--- Start of TASK DATA ---

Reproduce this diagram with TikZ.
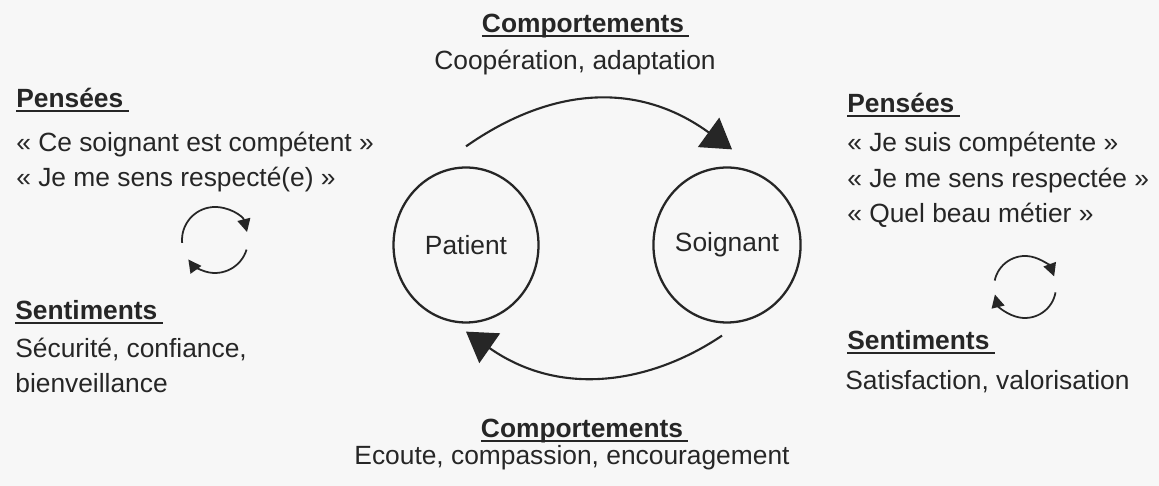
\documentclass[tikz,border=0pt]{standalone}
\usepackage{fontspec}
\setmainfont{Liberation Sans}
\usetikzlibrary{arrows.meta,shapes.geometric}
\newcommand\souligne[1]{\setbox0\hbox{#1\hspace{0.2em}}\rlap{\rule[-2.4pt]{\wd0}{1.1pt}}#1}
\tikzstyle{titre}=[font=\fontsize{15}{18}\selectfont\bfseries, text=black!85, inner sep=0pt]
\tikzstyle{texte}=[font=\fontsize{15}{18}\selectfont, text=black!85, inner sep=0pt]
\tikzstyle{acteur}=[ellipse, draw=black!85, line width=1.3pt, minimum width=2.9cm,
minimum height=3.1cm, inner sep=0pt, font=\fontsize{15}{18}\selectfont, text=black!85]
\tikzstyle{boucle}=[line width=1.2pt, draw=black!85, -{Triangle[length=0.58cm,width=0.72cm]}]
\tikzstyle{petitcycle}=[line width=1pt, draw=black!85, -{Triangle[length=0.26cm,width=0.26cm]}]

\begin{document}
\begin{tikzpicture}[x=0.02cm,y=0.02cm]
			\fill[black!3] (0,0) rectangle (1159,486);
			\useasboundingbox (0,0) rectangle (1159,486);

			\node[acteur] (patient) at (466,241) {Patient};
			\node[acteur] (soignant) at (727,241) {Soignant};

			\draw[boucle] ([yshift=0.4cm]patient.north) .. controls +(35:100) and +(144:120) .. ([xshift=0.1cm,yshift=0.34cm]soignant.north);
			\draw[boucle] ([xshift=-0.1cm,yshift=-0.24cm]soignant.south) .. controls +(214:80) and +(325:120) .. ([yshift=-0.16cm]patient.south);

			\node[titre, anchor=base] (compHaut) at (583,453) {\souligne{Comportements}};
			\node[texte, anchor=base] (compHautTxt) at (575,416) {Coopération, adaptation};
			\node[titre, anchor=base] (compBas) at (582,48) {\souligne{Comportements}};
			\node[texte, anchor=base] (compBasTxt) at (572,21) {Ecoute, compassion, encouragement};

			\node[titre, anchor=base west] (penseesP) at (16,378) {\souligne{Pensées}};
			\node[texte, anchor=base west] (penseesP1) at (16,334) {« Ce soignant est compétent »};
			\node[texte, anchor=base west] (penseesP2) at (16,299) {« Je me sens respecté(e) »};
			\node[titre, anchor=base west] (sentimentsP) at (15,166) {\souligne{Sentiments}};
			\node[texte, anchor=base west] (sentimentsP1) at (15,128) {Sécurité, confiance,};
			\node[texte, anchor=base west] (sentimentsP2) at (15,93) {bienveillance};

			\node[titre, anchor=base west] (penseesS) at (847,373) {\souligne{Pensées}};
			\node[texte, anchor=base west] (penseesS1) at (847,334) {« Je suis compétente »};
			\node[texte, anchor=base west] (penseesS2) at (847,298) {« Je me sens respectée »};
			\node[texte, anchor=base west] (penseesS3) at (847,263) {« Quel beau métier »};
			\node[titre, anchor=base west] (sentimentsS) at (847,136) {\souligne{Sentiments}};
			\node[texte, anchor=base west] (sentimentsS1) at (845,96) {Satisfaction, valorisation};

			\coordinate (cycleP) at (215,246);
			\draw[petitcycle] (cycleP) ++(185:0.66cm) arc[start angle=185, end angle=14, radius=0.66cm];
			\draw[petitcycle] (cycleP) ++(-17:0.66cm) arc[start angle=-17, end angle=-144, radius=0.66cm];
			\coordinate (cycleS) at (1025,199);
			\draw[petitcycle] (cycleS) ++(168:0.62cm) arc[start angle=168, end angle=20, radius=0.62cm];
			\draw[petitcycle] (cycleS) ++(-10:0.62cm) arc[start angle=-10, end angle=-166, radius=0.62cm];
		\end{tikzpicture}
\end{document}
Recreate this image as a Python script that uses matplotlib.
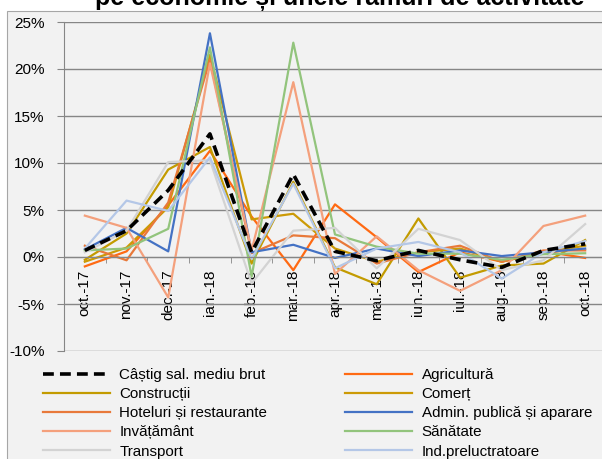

--- End of TASK DATA ---

> [STATED TASK] Leave out the pictures and restate, word for word, the lines from the top of the data through the line containing "and +(325:120) .. ([yshift=-0.16cm]patient.south);", both included.

> [ANSWER TO THE TASK]
Reproduce this diagram with TikZ.
\documentclass[tikz,border=0pt]{standalone}
\usepackage{fontspec}
\setmainfont{Liberation Sans}
\usetikzlibrary{arrows.meta,shapes.geometric}
\newcommand\souligne[1]{\setbox0\hbox{#1\hspace{0.2em}}\rlap{\rule[-2.4pt]{\wd0}{1.1pt}}#1}
\tikzstyle{titre}=[font=\fontsize{15}{18}\selectfont\bfseries, text=black!85, inner sep=0pt]
\tikzstyle{texte}=[font=\fontsize{15}{18}\selectfont, text=black!85, inner sep=0pt]
\tikzstyle{acteur}=[ellipse, draw=black!85, line width=1.3pt, minimum width=2.9cm,
minimum height=3.1cm, inner sep=0pt, font=\fontsize{15}{18}\selectfont, text=black!85]
\tikzstyle{boucle}=[line width=1.2pt, draw=black!85, -{Triangle[length=0.58cm,width=0.72cm]}]
\tikzstyle{petitcycle}=[line width=1pt, draw=black!85, -{Triangle[length=0.26cm,width=0.26cm]}]

\begin{document}
\begin{tikzpicture}[x=0.02cm,y=0.02cm]
			\fill[black!3] (0,0) rectangle (1159,486);
			\useasboundingbox (0,0) rectangle (1159,486);

			\node[acteur] (patient) at (466,241) {Patient};
			\node[acteur] (soignant) at (727,241) {Soignant};

			\draw[boucle] ([yshift=0.4cm]patient.north) .. controls +(35:100) and +(144:120) .. ([xshift=0.1cm,yshift=0.34cm]soignant.north);
			\draw[boucle] ([xshift=-0.1cm,yshift=-0.24cm]soignant.south) .. controls +(214:80) and +(325:120) .. ([yshift=-0.16cm]patient.south);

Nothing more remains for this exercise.